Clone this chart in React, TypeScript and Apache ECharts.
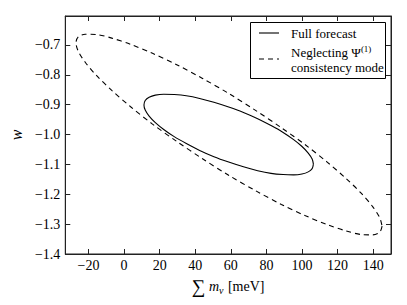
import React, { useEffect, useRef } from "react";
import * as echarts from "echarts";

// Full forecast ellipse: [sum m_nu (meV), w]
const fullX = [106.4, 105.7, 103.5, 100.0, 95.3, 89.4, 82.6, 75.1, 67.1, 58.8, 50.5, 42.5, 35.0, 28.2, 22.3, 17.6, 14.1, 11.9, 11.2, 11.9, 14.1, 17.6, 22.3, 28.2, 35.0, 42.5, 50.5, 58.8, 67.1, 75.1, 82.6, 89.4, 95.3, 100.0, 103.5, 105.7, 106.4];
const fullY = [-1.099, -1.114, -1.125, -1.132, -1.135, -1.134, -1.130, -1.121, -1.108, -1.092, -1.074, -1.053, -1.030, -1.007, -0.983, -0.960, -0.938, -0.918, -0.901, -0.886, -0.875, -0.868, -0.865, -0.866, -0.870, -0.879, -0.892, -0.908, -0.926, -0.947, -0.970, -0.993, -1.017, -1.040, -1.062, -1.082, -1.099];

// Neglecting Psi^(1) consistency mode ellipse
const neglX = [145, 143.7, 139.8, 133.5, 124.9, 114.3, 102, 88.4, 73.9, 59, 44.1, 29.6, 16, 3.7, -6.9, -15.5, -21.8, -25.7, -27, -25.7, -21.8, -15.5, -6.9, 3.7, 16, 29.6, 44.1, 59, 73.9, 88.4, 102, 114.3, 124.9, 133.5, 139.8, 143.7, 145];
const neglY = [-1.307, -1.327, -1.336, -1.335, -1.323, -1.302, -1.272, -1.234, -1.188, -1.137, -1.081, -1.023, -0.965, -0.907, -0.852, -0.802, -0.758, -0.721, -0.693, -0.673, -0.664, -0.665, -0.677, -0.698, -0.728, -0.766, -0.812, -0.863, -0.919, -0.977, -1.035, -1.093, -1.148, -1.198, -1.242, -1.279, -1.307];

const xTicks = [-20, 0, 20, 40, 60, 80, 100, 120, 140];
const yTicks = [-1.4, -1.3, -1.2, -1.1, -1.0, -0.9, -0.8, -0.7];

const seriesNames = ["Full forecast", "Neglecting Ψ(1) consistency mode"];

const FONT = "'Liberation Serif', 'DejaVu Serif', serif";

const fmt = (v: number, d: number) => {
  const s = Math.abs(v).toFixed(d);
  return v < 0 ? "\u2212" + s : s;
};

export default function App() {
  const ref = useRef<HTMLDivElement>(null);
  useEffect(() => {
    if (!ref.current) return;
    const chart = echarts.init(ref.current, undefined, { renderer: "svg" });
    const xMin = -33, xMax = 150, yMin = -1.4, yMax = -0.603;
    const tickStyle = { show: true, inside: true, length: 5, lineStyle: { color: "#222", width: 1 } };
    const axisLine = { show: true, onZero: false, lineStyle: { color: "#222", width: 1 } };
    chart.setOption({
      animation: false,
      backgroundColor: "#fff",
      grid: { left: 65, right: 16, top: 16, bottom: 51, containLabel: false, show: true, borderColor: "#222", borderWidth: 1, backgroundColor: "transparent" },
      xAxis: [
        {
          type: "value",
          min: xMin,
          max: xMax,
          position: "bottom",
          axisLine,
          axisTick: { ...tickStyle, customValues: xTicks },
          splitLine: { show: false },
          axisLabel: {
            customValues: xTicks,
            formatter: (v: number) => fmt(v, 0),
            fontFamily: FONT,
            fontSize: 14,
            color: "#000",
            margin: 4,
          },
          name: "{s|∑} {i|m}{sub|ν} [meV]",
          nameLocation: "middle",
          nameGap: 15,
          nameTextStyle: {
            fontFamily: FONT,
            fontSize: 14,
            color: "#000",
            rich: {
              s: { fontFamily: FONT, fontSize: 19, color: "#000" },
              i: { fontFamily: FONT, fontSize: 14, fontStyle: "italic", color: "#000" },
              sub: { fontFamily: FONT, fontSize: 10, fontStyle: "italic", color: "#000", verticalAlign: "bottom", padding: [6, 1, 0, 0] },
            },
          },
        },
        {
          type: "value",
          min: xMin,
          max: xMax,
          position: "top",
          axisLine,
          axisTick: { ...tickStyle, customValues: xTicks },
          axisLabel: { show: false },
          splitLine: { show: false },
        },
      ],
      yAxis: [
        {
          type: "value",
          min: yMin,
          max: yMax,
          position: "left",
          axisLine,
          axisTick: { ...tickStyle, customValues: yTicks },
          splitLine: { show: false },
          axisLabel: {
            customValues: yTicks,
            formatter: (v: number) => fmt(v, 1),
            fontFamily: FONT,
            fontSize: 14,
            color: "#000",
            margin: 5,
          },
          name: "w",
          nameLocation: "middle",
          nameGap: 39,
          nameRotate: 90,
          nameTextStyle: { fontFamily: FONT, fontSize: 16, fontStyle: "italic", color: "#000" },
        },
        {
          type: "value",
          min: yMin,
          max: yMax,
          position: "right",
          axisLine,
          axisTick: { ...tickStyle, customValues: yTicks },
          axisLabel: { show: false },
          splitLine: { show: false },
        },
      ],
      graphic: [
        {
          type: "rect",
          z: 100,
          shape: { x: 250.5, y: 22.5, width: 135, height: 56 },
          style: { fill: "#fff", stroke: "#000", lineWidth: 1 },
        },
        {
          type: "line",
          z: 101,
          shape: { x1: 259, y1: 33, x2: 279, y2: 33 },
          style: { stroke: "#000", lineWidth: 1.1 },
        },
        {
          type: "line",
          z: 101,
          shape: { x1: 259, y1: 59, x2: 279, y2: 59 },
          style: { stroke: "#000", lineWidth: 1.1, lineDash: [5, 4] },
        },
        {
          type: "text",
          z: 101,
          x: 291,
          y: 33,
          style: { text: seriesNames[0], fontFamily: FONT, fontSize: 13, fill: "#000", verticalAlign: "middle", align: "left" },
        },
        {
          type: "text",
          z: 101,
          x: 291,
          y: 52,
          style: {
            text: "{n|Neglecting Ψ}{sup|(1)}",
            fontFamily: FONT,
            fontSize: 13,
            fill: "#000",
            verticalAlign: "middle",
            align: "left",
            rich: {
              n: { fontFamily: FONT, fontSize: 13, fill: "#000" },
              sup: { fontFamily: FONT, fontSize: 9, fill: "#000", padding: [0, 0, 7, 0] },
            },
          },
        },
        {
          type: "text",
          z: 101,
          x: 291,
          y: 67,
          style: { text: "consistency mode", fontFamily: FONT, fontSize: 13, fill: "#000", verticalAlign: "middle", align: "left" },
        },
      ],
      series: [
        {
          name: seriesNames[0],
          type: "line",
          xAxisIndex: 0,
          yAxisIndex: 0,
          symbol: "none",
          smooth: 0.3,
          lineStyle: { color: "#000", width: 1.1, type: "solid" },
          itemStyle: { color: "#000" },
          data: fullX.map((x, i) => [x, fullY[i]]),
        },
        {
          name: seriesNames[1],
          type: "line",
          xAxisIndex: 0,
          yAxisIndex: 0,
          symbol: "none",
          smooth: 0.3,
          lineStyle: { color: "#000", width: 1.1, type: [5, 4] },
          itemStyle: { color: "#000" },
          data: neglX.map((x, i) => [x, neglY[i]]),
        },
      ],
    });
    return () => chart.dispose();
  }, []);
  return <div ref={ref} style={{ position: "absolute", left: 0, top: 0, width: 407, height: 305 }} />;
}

§ §

[Written request] The data should be printed again unchanged; leave its pictures out.

[Solution to this problem]
Clone this chart in React, TypeScript and Apache ECharts.
import React, { useEffect, useRef } from "react";
import * as echarts from "echarts";

// Full forecast ellipse: [sum m_nu (meV), w]
const fullX = [106.4, 105.7, 103.5, 100.0, 95.3, 89.4, 82.6, 75.1, 67.1, 58.8, 50.5, 42.5, 35.0, 28.2, 22.3, 17.6, 14.1, 11.9, 11.2, 11.9, 14.1, 17.6, 22.3, 28.2, 35.0, 42.5, 50.5, 58.8, 67.1, 75.1, 82.6, 89.4, 95.3, 100.0, 103.5, 105.7, 106.4];
const fullY = [-1.099, -1.114, -1.125, -1.132, -1.135, -1.134, -1.130, -1.121, -1.108, -1.092, -1.074, -1.053, -1.030, -1.007, -0.983, -0.960, -0.938, -0.918, -0.901, -0.886, -0.875, -0.868, -0.865, -0.866, -0.870, -0.879, -0.892, -0.908, -0.926, -0.947, -0.970, -0.993, -1.017, -1.040, -1.062, -1.082, -1.099];

// Neglecting Psi^(1) consistency mode ellipse
const neglX = [145, 143.7, 139.8, 133.5, 124.9, 114.3, 102, 88.4, 73.9, 59, 44.1, 29.6, 16, 3.7, -6.9, -15.5, -21.8, -25.7, -27, -25.7, -21.8, -15.5, -6.9, 3.7, 16, 29.6, 44.1, 59, 73.9, 88.4, 102, 114.3, 124.9, 133.5, 139.8, 143.7, 145];
const neglY = [-1.307, -1.327, -1.336, -1.335, -1.323, -1.302, -1.272, -1.234, -1.188, -1.137, -1.081, -1.023, -0.965, -0.907, -0.852, -0.802, -0.758, -0.721, -0.693, -0.673, -0.664, -0.665, -0.677, -0.698, -0.728, -0.766, -0.812, -0.863, -0.919, -0.977, -1.035, -1.093, -1.148, -1.198, -1.242, -1.279, -1.307];

const xTicks = [-20, 0, 20, 40, 60, 80, 100, 120, 140];
const yTicks = [-1.4, -1.3, -1.2, -1.1, -1.0, -0.9, -0.8, -0.7];

const seriesNames = ["Full forecast", "Neglecting Ψ(1) consistency mode"];

const FONT = "'Liberation Serif', 'DejaVu Serif', serif";

const fmt = (v: number, d: number) => {
  const s = Math.abs(v).toFixed(d);
  return v < 0 ? "\u2212" + s : s;
};

export default function App() {
  const ref = useRef<HTMLDivElement>(null);
  useEffect(() => {
    if (!ref.current) return;
    const chart = echarts.init(ref.current, undefined, { renderer: "svg" });
    const xMin = -33, xMax = 150, yMin = -1.4, yMax = -0.603;
    const tickStyle = { show: true, inside: true, length: 5, lineStyle: { color: "#222", width: 1 } };
    const axisLine = { show: true, onZero: false, lineStyle: { color: "#222", width: 1 } };
    chart.setOption({
      animation: false,
      backgroundColor: "#fff",
      grid: { left: 65, right: 16, top: 16, bottom: 51, containLabel: false, show: true, borderColor: "#222", borderWidth: 1, backgroundColor: "transparent" },
      xAxis: [
        {
          type: "value",
          min: xMin,
          max: xMax,
          position: "bottom",
          axisLine,
          axisTick: { ...tickStyle, customValues: xTicks },
          splitLine: { show: false },
          axisLabel: {
            customValues: xTicks,
            formatter: (v: number) => fmt(v, 0),
            fontFamily: FONT,
            fontSize: 14,
            color: "#000",
            margin: 4,
          },
          name: "{s|∑} {i|m}{sub|ν} [meV]",
          nameLocation: "middle",
          nameGap: 15,
          nameTextStyle: {
            fontFamily: FONT,
            fontSize: 14,
            color: "#000",
            rich: {
              s: { fontFamily: FONT, fontSize: 19, color: "#000" },
              i: { fontFamily: FONT, fontSize: 14, fontStyle: "italic", color: "#000" },
              sub: { fontFamily: FONT, fontSize: 10, fontStyle: "italic", color: "#000", verticalAlign: "bottom", padding: [6, 1, 0, 0] },
            },
          },
        },
        {
          type: "value",
          min: xMin,
          max: xMax,
          position: "top",
          axisLine,
          axisTick: { ...tickStyle, customValues: xTicks },
          axisLabel: { show: false },
          splitLine: { show: false },
        },
      ],
      yAxis: [
        {
          type: "value",
          min: yMin,
          max: yMax,
          position: "left",
          axisLine,
          axisTick: { ...tickStyle, customValues: yTicks },
          splitLine: { show: false },
          axisLabel: {
            customValues: yTicks,
            formatter: (v: number) => fmt(v, 1),
            fontFamily: FONT,
            fontSize: 14,
            color: "#000",
            margin: 5,
          },
          name: "w",
          nameLocation: "middle",
          nameGap: 39,
          nameRotate: 90,
          nameTextStyle: { fontFamily: FONT, fontSize: 16, fontStyle: "italic", color: "#000" },
        },
        {
          type: "value",
          min: yMin,
          max: yMax,
          position: "right",
          axisLine,
          axisTick: { ...tickStyle, customValues: yTicks },
          axisLabel: { show: false },
          splitLine: { show: false },
        },
      ],
      graphic: [
        {
          type: "rect",
          z: 100,
          shape: { x: 250.5, y: 22.5, width: 135, height: 56 },
          style: { fill: "#fff", stroke: "#000", lineWidth: 1 },
        },
        {
          type: "line",
          z: 101,
          shape: { x1: 259, y1: 33, x2: 279, y2: 33 },
          style: { stroke: "#000", lineWidth: 1.1 },
        },
        {
          type: "line",
          z: 101,
          shape: { x1: 259, y1: 59, x2: 279, y2: 59 },
          style: { stroke: "#000", lineWidth: 1.1, lineDash: [5, 4] },
        },
        {
          type: "text",
          z: 101,
          x: 291,
          y: 33,
          style: { text: seriesNames[0], fontFamily: FONT, fontSize: 13, fill: "#000", verticalAlign: "middle", align: "left" },
        },
        {
          type: "text",
          z: 101,
          x: 291,
          y: 52,
          style: {
            text: "{n|Neglecting Ψ}{sup|(1)}",
            fontFamily: FONT,
            fontSize: 13,
            fill: "#000",
            verticalAlign: "middle",
            align: "left",
            rich: {
              n: { fontFamily: FONT, fontSize: 13, fill: "#000" },
              sup: { fontFamily: FONT, fontSize: 9, fill: "#000", padding: [0, 0, 7, 0] },
            },
          },
        },
        {
          type: "text",
          z: 101,
          x: 291,
          y: 67,
          style: { text: "consistency mode", fontFamily: FONT, fontSize: 13, fill: "#000", verticalAlign: "middle", align: "left" },
        },
      ],
      series: [
        {
          name: seriesNames[0],
          type: "line",
          xAxisIndex: 0,
          yAxisIndex: 0,
          symbol: "none",
          smooth: 0.3,
          lineStyle: { color: "#000", width: 1.1, type: "solid" },
          itemStyle: { color: "#000" },
          data: fullX.map((x, i) => [x, fullY[i]]),
        },
        {
          name: seriesNames[1],
          type: "line",
          xAxisIndex: 0,
          yAxisIndex: 0,
          symbol: "none",
          smooth: 0.3,
          lineStyle: { color: "#000", width: 1.1, type: [5, 4] },
          itemStyle: { color: "#000" },
          data: neglX.map((x, i) => [x, neglY[i]]),
        },
      ],
    });
    return () => chart.dispose();
  }, []);
  return <div ref={ref} style={{ position: "absolute", left: 0, top: 0, width: 407, height: 305 }} />;
}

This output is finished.